We proposed the strategies in consideration of the property of consuming a small amount of device memory to store Hamiltonian data. Therefore, the proposed strategies can be applied not only to eigenvalue problems for the Hamiltonian derived from the Hubbard model, but also to problems that consume a small amount of device memory to store matrix data or that do not require matrix data to be stored by calculating it per iteration.

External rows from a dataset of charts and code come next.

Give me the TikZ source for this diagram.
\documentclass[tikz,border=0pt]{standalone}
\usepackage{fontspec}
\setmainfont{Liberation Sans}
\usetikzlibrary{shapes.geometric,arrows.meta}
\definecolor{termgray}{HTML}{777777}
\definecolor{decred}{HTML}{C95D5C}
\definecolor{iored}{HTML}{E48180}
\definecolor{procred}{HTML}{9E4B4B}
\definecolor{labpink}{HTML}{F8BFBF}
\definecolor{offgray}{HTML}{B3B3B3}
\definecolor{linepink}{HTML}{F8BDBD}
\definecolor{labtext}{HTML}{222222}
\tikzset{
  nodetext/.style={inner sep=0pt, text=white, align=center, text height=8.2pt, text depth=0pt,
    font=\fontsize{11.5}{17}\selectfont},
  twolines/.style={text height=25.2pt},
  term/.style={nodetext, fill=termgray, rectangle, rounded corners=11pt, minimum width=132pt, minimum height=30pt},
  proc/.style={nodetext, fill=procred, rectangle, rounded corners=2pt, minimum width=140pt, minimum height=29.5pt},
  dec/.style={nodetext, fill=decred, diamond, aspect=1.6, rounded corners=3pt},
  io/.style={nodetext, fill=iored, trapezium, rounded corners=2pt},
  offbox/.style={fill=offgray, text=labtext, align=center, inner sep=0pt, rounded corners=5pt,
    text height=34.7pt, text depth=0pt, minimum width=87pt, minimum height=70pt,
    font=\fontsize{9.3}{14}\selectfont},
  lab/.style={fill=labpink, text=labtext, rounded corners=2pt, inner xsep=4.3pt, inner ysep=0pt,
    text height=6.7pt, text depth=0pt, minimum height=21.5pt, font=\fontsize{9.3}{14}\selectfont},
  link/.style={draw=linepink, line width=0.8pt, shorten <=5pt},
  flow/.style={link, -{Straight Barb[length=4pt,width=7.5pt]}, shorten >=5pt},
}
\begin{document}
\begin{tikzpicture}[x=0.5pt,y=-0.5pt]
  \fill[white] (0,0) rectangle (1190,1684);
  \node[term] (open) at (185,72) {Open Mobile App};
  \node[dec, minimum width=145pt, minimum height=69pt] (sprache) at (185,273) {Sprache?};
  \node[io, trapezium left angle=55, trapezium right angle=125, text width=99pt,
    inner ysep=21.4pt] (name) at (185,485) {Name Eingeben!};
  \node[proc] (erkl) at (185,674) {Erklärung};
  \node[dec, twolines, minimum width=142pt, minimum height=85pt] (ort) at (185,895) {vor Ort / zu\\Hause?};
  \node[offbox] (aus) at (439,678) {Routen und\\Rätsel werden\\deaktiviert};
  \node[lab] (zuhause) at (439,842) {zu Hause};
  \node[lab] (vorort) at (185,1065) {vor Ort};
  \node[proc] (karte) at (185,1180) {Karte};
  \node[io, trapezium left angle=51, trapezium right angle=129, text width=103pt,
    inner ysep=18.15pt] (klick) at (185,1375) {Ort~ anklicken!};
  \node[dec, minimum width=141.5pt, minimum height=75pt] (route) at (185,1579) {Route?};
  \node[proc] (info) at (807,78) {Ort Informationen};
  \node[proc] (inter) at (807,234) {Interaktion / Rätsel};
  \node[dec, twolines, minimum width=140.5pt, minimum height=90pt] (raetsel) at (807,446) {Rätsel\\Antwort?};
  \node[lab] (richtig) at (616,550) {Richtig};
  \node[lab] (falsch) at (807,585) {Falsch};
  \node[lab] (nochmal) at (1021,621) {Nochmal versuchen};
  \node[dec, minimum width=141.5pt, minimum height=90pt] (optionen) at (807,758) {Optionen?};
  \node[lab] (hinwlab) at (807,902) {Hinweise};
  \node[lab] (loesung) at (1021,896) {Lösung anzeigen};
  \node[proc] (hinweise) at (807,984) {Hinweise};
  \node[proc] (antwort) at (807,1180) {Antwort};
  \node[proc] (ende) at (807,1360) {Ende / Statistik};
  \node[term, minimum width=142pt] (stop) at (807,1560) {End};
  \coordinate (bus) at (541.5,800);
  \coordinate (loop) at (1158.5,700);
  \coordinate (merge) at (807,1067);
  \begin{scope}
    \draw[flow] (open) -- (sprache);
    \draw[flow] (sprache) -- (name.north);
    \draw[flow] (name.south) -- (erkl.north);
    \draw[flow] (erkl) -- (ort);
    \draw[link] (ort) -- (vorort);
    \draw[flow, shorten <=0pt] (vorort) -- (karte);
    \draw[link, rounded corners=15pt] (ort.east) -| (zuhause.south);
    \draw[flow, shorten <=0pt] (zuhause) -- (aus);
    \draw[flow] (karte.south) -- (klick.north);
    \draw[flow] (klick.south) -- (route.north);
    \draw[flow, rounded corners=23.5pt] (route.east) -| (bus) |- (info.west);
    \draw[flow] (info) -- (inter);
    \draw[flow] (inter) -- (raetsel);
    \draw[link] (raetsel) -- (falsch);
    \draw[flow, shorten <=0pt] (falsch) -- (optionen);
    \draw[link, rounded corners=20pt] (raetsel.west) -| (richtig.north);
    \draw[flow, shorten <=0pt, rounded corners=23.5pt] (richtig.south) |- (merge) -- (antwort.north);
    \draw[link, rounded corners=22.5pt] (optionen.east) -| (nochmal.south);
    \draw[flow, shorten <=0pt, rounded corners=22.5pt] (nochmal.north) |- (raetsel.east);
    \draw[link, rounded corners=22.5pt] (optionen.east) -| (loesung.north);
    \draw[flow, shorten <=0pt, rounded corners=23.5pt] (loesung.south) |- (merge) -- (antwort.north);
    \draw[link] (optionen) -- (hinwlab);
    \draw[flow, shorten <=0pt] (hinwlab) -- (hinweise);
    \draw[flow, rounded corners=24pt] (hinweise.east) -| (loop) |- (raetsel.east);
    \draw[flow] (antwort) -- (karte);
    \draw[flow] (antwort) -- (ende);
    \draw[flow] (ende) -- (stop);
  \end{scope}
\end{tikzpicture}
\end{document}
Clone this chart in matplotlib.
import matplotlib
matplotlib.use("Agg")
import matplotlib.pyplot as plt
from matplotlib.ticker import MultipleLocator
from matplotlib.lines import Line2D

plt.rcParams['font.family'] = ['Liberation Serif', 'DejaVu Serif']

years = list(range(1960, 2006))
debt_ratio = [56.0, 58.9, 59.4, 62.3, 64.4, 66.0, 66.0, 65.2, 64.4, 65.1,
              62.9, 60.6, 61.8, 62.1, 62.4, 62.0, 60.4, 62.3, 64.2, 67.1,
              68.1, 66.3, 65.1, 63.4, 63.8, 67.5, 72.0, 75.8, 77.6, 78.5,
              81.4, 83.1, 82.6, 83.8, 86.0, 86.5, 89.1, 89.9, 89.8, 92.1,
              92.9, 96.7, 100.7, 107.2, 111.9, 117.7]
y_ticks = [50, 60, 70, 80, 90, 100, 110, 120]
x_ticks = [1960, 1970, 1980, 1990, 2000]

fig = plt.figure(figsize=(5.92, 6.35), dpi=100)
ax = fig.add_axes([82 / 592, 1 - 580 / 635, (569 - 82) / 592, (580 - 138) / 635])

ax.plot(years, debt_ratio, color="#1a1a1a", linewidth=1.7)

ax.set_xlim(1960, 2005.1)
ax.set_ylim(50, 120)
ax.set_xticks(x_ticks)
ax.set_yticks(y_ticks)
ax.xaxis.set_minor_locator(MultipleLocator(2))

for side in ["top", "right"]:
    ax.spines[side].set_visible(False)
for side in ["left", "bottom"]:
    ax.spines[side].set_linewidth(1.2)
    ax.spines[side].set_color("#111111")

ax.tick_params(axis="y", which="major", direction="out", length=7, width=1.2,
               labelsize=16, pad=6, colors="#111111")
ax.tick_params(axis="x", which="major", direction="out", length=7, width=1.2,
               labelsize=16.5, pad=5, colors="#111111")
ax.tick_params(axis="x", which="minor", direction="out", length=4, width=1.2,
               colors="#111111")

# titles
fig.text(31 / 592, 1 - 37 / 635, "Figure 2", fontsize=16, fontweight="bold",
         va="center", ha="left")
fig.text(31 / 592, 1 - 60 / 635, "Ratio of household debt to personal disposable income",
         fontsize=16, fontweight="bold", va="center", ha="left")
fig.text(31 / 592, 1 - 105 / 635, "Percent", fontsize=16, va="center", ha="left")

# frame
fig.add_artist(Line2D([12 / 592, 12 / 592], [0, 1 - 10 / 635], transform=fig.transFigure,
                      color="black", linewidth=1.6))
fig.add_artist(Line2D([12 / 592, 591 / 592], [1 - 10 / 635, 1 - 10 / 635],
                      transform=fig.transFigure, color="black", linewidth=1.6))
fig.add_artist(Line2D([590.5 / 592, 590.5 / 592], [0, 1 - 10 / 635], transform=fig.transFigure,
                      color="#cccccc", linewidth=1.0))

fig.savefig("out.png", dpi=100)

In this research, since we mainly focused on the data transfer between host and device memory, all time-consuming operations, that is, matrix-vector multiplications and vector operations, have been executed using GPUs. Recently, the performance of a CPU is improving considerably. Therefore, it is possible to achieve better performance by performing some of calculations using CPUs, especially for problems with a lot of data transfer between host and device memory like the problem in this research. In future work, we plan to investigate the strategy to appropriately distribute the calculations to CPUs and GPUs.